Once I realized that was fixed I kept playing with things to see what I could get away with, that’s all, then wound up switching to CKD, then TKD, then did both at the same time and that’s where I am now. I doubt you’d have any issues at all from adding that amount of carbs at all, let alone from veggies. I’d assume it wouldn’t even be noticable.


#21

As far as I know, yep, we are physiologically insulin resistant on keto so it’s not a good idea to suddenly binge on sugars (unless one knows what they are doing, we react to this differently) but it’s not a problem as it’s not something we stuck in. At least if healthy.

BUT my body never was into carbs, it seems. Keto didn’t ruin anything (well I did get a bit more sensitive but it’s a good thing, my body communicates better with me now), I just realized the difference.

Not all carbs are the same, of course. Sugars mess me up way easier than starches. Protein rich more or less carby plants are the best. There are individual differences.

So as so often, you need to figure out what works for you best, what are your priorities etc. Slow muscle gain is just fine for some people especially if they get serious problems when introducing carbs, even the more innocent looking ones.

I only walk, hike, cycle and lift, nothing intense or very serious. I don’t need carbs for these. I plan to try out TKD when muscle gain will get a higher priority, I surely will need all the help I can get but now it would just result in overeating, most probably. I always will be careful with sugars I suppose as I can feel them negatively immediately and I only can do anything even remotely intense activity well-fasted.

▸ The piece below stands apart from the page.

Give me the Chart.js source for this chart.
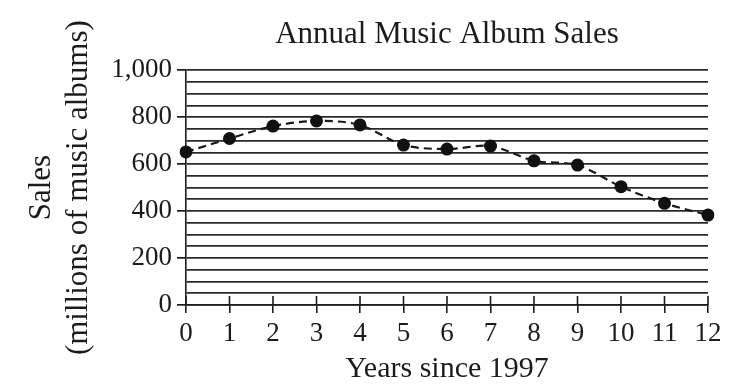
<!DOCTYPE html>
<html>
<head>
<meta charset="utf-8">
<script src="https://cdn.jsdelivr.net/npm/chart.js@4"></script>
<style>
  html, body { margin: 0; padding: 0; background: #fff; }
  #wrap { width: 748px; height: 390px; }
</style>
</head>
<body>
<div id="wrap"><canvas id="myChart" width="748" height="390"></canvas></div>
<script>
// Données
var years = ['0', '1', '2', '3', '4', '5', '6', '7', '8', '9', '10', '11', '12'];
var sales = [652, 709, 762, 784, 767, 681, 664, 677, 614, 596, 504, 433, 383];
var yMin = 0;
var yMax = 1000;
var yStep = 50;
var yLabelStep = 200;

var ink = '#1c1c1c';
var serif = '"Liberation Serif", "DejaVu Serif", serif';

// petits traits des graduations x à l'intérieur du graphique
var innerTicks = {
  id: 'innerTicks',
  afterDatasetsDraw: function(chart) {
    var ctx = chart.ctx;
    var x = chart.scales.x;
    var bottom = chart.chartArea.bottom;
    ctx.save();
    ctx.strokeStyle = ink;
    ctx.lineWidth = 1.6;
    for (var i = 0; i < years.length; i++) {
      var px = x.getPixelForTick(i);
      ctx.beginPath();
      ctx.moveTo(px, bottom - 9);
      ctx.lineTo(px, bottom);
      ctx.stroke();
    }
    ctx.restore();
  }
};

var ctx = document.getElementById('myChart').getContext('2d');
var myChart = new Chart(ctx, {
  type: 'line',
  data: {
    labels: years,
    datasets: [{
      label: 'Sales',
      data: sales,
      borderColor: '#1a1a1a',
      borderWidth: 2.2,
      borderDash: [8, 5],
      tension: 0.3,
      pointRadius: 6.5,
      pointBackgroundColor: '#111',
      pointBorderColor: '#111',
      pointBorderWidth: 0,
      fill: false
    }]
  },
  options: {
    responsive: false,
    animation: false,
    layout: { padding: { left: 0, right: 40, top: 0, bottom: 0 } },
    plugins: {
      legend: { display: false },
      tooltip: { enabled: false },
      title: {
        display: true,
        text: 'Annual Music Album Sales',
        fullSize: false,
        color: ink,
        font: { family: serif, size: 31, weight: 'normal', lineHeight: 1.2 },
        padding: { top: 16, bottom: 17 }
      }
    },
    scales: {
      x: {
        offset: false,
        afterFit: function(scale) { scale.height = 85; },
        grid: {
          drawOnChartArea: false,
          color: ink,
          tickColor: ink,
          lineWidth: 1.6,
          tickLength: 8
        },
        border: { display: true, color: ink, width: 1.6 },
        ticks: {
          autoSkip: false,
          maxRotation: 0,
          padding: 5,
          color: ink,
          font: { family: serif, size: 27 }
        },
        title: {
          display: true,
          text: 'Years since 1997',
          color: ink,
          font: { family: serif, size: 30, lineHeight: 1.2 },
          padding: { top: 0, bottom: 3 }
        }
      },
      y: {
        min: yMin,
        max: yMax,
        afterFit: function(scale) { scale.width = 186; },
        grid: {
          color: '#2a2a2a',
          lineWidth: 1.7,
          tickLength: 9,
          tickColor: function(c) {
            return (c.tick && c.tick.value % yLabelStep === 0) ? ink : 'rgba(0,0,0,0)';
          }
        },
        border: { display: true, color: ink, width: 1.6 },
        ticks: {
          stepSize: yStep,
          autoSkip: false,
          padding: 5,
          color: ink,
          font: { family: serif, size: 27 },
          callback: function(value) {
            return value % yLabelStep === 0 ? value.toLocaleString('en-US') : '';
          }
        },
        title: {
          display: true,
          text: ['Sales', '(millions of music albums)'],
          color: ink,
          font: { family: serif, size: 31, lineHeight: 1.17 },
          padding: { top: 24, bottom: 0 }
        }
      }
    }
  },
  plugins: [innerTicks]
});
</script>
</body>
</html>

But maybe it will change, maybe it already changed, I just always have my workouts well-fasted as that is most natural to me and I only feel ready for it then and when I don’t do this, it never works well.

So it has many individual factors.
And there are no good plant carbs in general. Vegs make me hungry (except protein rich ones) and mess my eating up. Sugars aren’t good in bigger amounts. Starches work better but no idea if they could help with my activity, probably not at this point.

I had exactly that amount (net carbs) on my original keto. It messed me up. It was amazing when I stopped eating them. BUT it’s me, maybe it would work for you. Maybe it would be even keto as it was for me.

IDK if a big volume of not very carby vegs can give you quick energy… But I am not knowledgeable at that so I stop it here. But fibers tend to interfere, don’t they…? I talk about before workout carbs here where speed is more important…

I never would try out CKD as it’s not my thing AT ALL. Physically, mentally, it would be horrible and impossible by my own will (HCLF is my room 101). It’s very individual I am sure. Very big nope for some of us but it works for others.